SET EXERCISE >>
Restate, exactly and without pictures, the lines from the start of the listing below through the line holding "289.3, 292.1, 293.5]".

RECORDED DATA >>
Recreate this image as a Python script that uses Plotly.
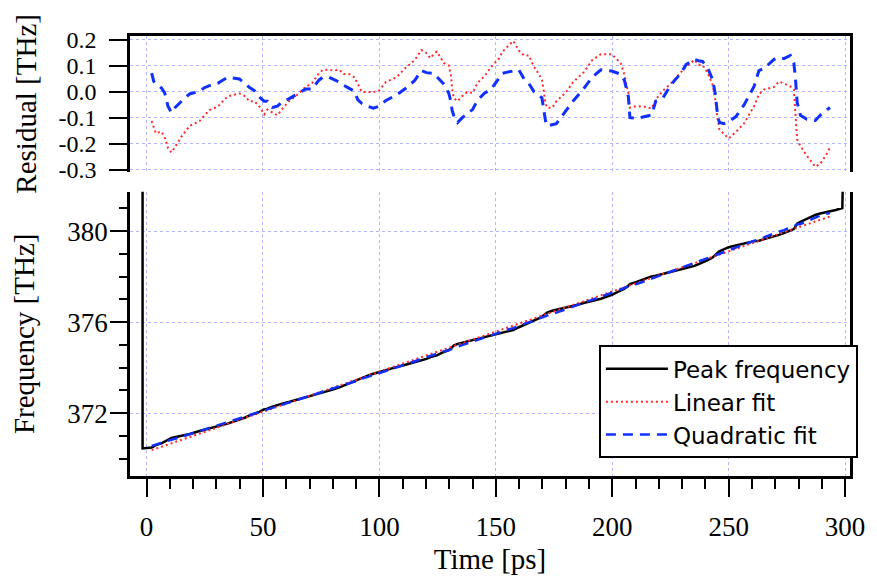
import numpy as np
import plotly.graph_objects as go

# Sample times (ps) shared by the residual and fit curves
time_ps = [2.2, 3.1, 4.0, 6.4, 7.8, 9.2, 10.7, 12.1, 15.0, 18.5, 22.8, 24.6, 27.0, 30.6, 32.7,
           34.8, 39.9, 42.4, 44.1, 46.3, 48.4, 50.5, 51.9, 54.0, 56.2, 58.3, 61.1, 64.0, 68.3,
           71.1, 74.0, 75.8, 78.2, 80.3, 82.8, 84.6, 87.0, 89.3, 90.7, 91.7, 92.4, 95.0, 97.4,
           99.9, 102.8, 107.3, 111.2, 115.2, 118.0, 120.2, 121.9, 123.7, 124.7, 127.7, 129.8,
           130.8, 131.2, 131.9, 133.6, 135.5, 137.6, 140.0, 142.1, 145.1, 147.9, 151.5, 152.9,
           155.0, 157.5, 159.9, 162.1, 164.2, 166.3, 168.4, 169.8, 170.6, 171.3, 172.0, 174.2,
           176.0, 179.9, 183.4, 187.7, 191.3, 195.1, 199.8, 203.6, 205.2, 206.9, 207.6, 210.4,
           213.9, 216.9, 218.7, 221.8, 225.4, 229.3, 231.7, 235.3, 237.1, 238.8, 241.0, 243.1,
           244.2, 245.3, 246.0, 248.1, 250.0, 253.1, 256.6, 260.9, 263.0, 265.1, 269.5, 271.6,
           273.7, 276.5, 278.0, 278.7, 279.4, 280.8, 283.6, 287.2, 289.3, 292.1, 293.5]

# Residual of the linear fit (fit - peak), THz
resid_linear = [-0.112, -0.137, -0.159, -0.153, -0.176, -0.216, -0.233, -0.214, -0.172, -0.131,
                -0.112, -0.093, -0.070, -0.057, -0.036, -0.017, -0.006, -0.017, -0.036, -0.036,
                -0.055, -0.087, -0.068, -0.080, -0.090, -0.065, -0.036, -0.017, 0.019, 0.034,
                0.072, 0.085, 0.085, 0.082, 0.085, 0.069, 0.069, 0.056, 0.034, 0.013, 0.000,
                0.000, -0.001, 0.006, 0.038, 0.056, 0.092, 0.123, 0.161, 0.149, 0.130, 0.149,
                0.155, 0.111, 0.102, 0.060, 0.015, -0.023, -0.036, -0.017, -0.001, -0.004,
                0.034, 0.060, 0.095, 0.130, 0.155, 0.174, 0.196, 0.159, 0.140, 0.140, 0.098,
                0.069, 0.047, 0.002, -0.042, -0.061, -0.061, -0.036, -0.004, 0.040, 0.075,
                0.121, 0.145, 0.145, 0.111, 0.066, -0.004, -0.061, -0.055, -0.057, -0.064,
                -0.029, 0.005, 0.034, 0.072, 0.098, 0.123, 0.104, 0.104, 0.072, 0.028, -0.029,
                -0.106, -0.144, -0.163, -0.179, -0.154, -0.121, -0.055, -0.010, 0.009, 0.019,
                0.040, 0.031, 0.021, 0.009, -0.080, -0.182, -0.208, -0.246, -0.288, -0.277,
                -0.239, -0.214]

# Residual of the quadratic fit (fit - peak), THz
resid_quadratic = [0.072, 0.040, 0.033, 0.015, -0.004, -0.055, -0.080, -0.062, -0.036, -0.008,
                   0.002, 0.015, 0.024, 0.033, 0.045, 0.056, 0.050, 0.030, 0.018, 0.005, -0.020,
                   -0.036, -0.036, -0.060, -0.055, -0.038, -0.027, -0.012, 0.011, 0.011, 0.045,
                   0.057, 0.057, 0.048, 0.038, 0.026, 0.014, 0.002, -0.030, -0.040, -0.044,
                   -0.055, -0.063, -0.055, -0.033, -0.012, 0.013, 0.044, 0.082, 0.074, 0.073,
                   0.070, 0.058, 0.030, -0.005, -0.040, -0.070, -0.090, -0.118, -0.100, -0.085,
                   -0.068, -0.033, -0.005, 0.009, 0.055, 0.072, 0.076, 0.082, 0.085, 0.050,
                   0.032, 0.002, -0.013, -0.023, -0.068, -0.110, -0.131, -0.127, -0.122, -0.075,
                   -0.033, 0.012, 0.055, 0.085, 0.080, 0.068, 0.045, -0.017, -0.099, -0.102,
                   -0.095, -0.089, -0.035, -0.023, 0.030, 0.070, 0.105, 0.125, 0.120, 0.117,
                   0.092, 0.047, -0.005, -0.093, -0.118, -0.122, -0.115, -0.095, -0.050, 0.021,
                   0.082, 0.090, 0.125, 0.133, 0.128, 0.140, 0.110, 0.050, -0.040, -0.090,
                   -0.105, -0.110, -0.090, -0.068, -0.060]

# Peak frequency (THz) at the sample times
peak_freq = [370.490, 370.546, 370.600, 370.679, 370.751, 370.840, 370.910, 370.941, 371.001,
             371.083, 371.216, 371.260, 371.322, 371.436, 371.489, 371.544, 371.713, 371.812,
             371.891, 371.969, 372.062, 372.168, 372.198, 372.284, 372.372, 372.421, 372.490,
             372.574, 372.689, 372.773, 372.837, 372.888, 372.972, 373.049, 373.135, 373.214,
             373.299, 373.393, 373.464, 373.520, 373.558, 373.650, 373.735, 373.816, 373.887,
             374.027, 374.129, 374.239, 374.300, 374.389, 374.468, 374.513, 374.542, 374.692,
             374.775, 374.852, 374.911, 374.974, 375.047, 375.095, 375.153, 375.240, 375.276,
             375.356, 375.420, 375.512, 375.536, 375.591, 375.658, 375.779, 375.876, 375.950,
             376.066, 376.169, 376.240, 376.314, 376.382, 376.426, 376.504, 376.542, 376.648,
             376.727, 376.843, 376.924, 377.034, 377.200, 377.368, 377.469, 377.599, 377.681,
             377.774, 377.899, 378.012, 378.041, 378.116, 378.214, 378.313, 378.372, 378.474,
             378.556, 378.616, 378.726, 378.844, 378.940, 379.056, 379.118, 379.211, 379.294,
             379.378, 379.469, 379.555, 379.584, 379.639, 379.784, 379.837, 379.920, 380.029,
             380.093, 380.207, 380.334, 380.409, 380.546, 380.715, 380.778, 380.839, 380.863]

# Peak trace before the first and after the last sample (edge spikes)
peak_lead_t = [-1.7, -1.7]
peak_lead_f = [383.0, 370.45]
peak_tail_t = [296.0, 298.8, 299.2]
peak_tail_f = [380.93, 381.02, 383.0]

x_ticks = [0, 50, 100, 150, 200, 250, 300]
resid_ticks = [0.2, 0.1, 0.0, -0.1, -0.2, -0.3]
resid_tick_text = ["0.2", "0.1", "0.0", "-0.1", "-0.2", "-0.3"]
freq_ticks = [372, 376, 380]

t = np.array(time_ps)
peak = np.array(peak_freq)
r_lin = np.array(resid_linear)
r_quad = np.array(resid_quadratic)
linear_fit = peak + r_lin
quadratic_fit = peak + r_quad

RED = "#ff2a2a"
BLUE = "#1030ff"
GRID = "#b4b4ff"
SERIF = "Liberation Serif, Times New Roman, serif"
tick_font = dict(family=SERIF, size=27, color="black")
resid_tick_font = dict(family=SERIF, size=24, color="black")
title_font = dict(family=SERIF, size=29, color="black")

fig = go.Figure()

# Lower panel: frequency traces
fig.add_trace(go.Scatter(
    x=peak_lead_t + time_ps + peak_tail_t,
    y=peak_lead_f + peak_freq + peak_tail_f,
    mode="lines", name="Peak frequency",
    line=dict(color="black", width=2.5), xaxis="x", yaxis="y"))
fig.add_trace(go.Scatter(
    x=t, y=linear_fit, mode="lines", name="Linear fit",
    line=dict(color=RED, width=2, dash="2px,3px"), xaxis="x", yaxis="y"))
fig.add_trace(go.Scatter(
    x=t, y=quadratic_fit, mode="lines", name="Quadratic fit",
    line=dict(color=BLUE, width=2.5, dash="10px,7px"), xaxis="x", yaxis="y"))

# Upper panel: residuals
fig.add_trace(go.Scatter(
    x=t, y=r_lin, mode="lines", showlegend=False,
    line=dict(color=RED, width=2, dash="2px,3px"), xaxis="x2", yaxis="y2"))
fig.add_trace(go.Scatter(
    x=t, y=r_quad, mode="lines", showlegend=False,
    line=dict(color=BLUE, width=3, dash="10px,7px"), xaxis="x2", yaxis="y2"))

x_range = [-7.1, 302.1]
axis_line = dict(showline=True, linecolor="black", linewidth=2.5)

fig.update_layout(
    width=877, height=582,
    margin=dict(l=130, r=23, t=36, b=105),
    paper_bgcolor="white", plot_bgcolor="white",
    font=dict(family=SERIF, size=27, color="black"),
    xaxis=dict(
        domain=[0, 1], range=x_range, anchor="y",
        tickmode="array", tickvals=x_ticks, tickfont=tick_font,
        ticks="outside", ticklen=18, tickwidth=2, tickcolor="black",
        ticklabelstandoff=7,
        minor=dict(dtick=10, tick0=0, ticks="outside", ticklen=10, tickwidth=2,
                   tickcolor="black", showgrid=False),
        showgrid=True, gridcolor=GRID, gridwidth=1, griddash="dot",
        zeroline=False, mirror=False,
        title=dict(text="Time [ps]", font=title_font, standoff=8),
        **axis_line),
    yaxis=dict(
        domain=[0, 0.6463], range=[369.24, 381.74], anchor="x",
        tickmode="array", tickvals=freq_ticks, tickfont=tick_font,
        ticks="outside", ticklen=17, tickwidth=2, tickcolor="black",
        ticklabelstandoff=-3,
        minor=dict(dtick=1, tick0=0, ticks="outside", ticklen=8, tickwidth=2,
                   tickcolor="black", showgrid=False),
        showgrid=True, gridcolor=GRID, gridwidth=1, griddash="dot",
        zeroline=False, mirror=True,
        title=dict(text="Frequency [THz]", font=title_font, standoff=25),
        **axis_line),
    xaxis2=dict(
        domain=[0, 1], range=x_range, anchor="y2", side="top", matches="x",
        tickmode="array", tickvals=x_ticks, ticks="", showticklabels=False,
        showgrid=True, gridcolor=GRID, gridwidth=1, griddash="dot",
        zeroline=False, mirror=False, **axis_line),
    yaxis2=dict(
        domain=[0.6916, 1], range=[-0.307, 0.215], anchor="x2",
        tickmode="array", tickvals=resid_ticks, ticktext=resid_tick_text,
        tickfont=resid_tick_font,
        ticks="outside", ticklen=18, tickwidth=2, tickcolor="black",
        ticklabelstandoff=8,
        showgrid=True, gridcolor=GRID, gridwidth=1, griddash="dot",
        zeroline=False, mirror=True,
        title=dict(text="Residual [THz]", font=title_font, standoff=14),
        **axis_line),
    legend=dict(
        x=1.011, xanchor="right", y=0.297, yanchor="top",
        bgcolor="white", bordercolor="black", borderwidth=2,
        font=dict(family="DejaVu Sans", size=23, color="black"),
        itemwidth=62, tracegroupgap=0),
    showlegend=True,
)

fig.write_html("out.html")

CORRECT RESULT >>
Recreate this image as a Python script that uses Plotly.
import numpy as np
import plotly.graph_objects as go

# Sample times (ps) shared by the residual and fit curves
time_ps = [2.2, 3.1, 4.0, 6.4, 7.8, 9.2, 10.7, 12.1, 15.0, 18.5, 22.8, 24.6, 27.0, 30.6, 32.7,
           34.8, 39.9, 42.4, 44.1, 46.3, 48.4, 50.5, 51.9, 54.0, 56.2, 58.3, 61.1, 64.0, 68.3,
           71.1, 74.0, 75.8, 78.2, 80.3, 82.8, 84.6, 87.0, 89.3, 90.7, 91.7, 92.4, 95.0, 97.4,
           99.9, 102.8, 107.3, 111.2, 115.2, 118.0, 120.2, 121.9, 123.7, 124.7, 127.7, 129.8,
           130.8, 131.2, 131.9, 133.6, 135.5, 137.6, 140.0, 142.1, 145.1, 147.9, 151.5, 152.9,
           155.0, 157.5, 159.9, 162.1, 164.2, 166.3, 168.4, 169.8, 170.6, 171.3, 172.0, 174.2,
           176.0, 179.9, 183.4, 187.7, 191.3, 195.1, 199.8, 203.6, 205.2, 206.9, 207.6, 210.4,
           213.9, 216.9, 218.7, 221.8, 225.4, 229.3, 231.7, 235.3, 237.1, 238.8, 241.0, 243.1,
           244.2, 245.3, 246.0, 248.1, 250.0, 253.1, 256.6, 260.9, 263.0, 265.1, 269.5, 271.6,
           273.7, 276.5, 278.0, 278.7, 279.4, 280.8, 283.6, 287.2, 289.3, 292.1, 293.5]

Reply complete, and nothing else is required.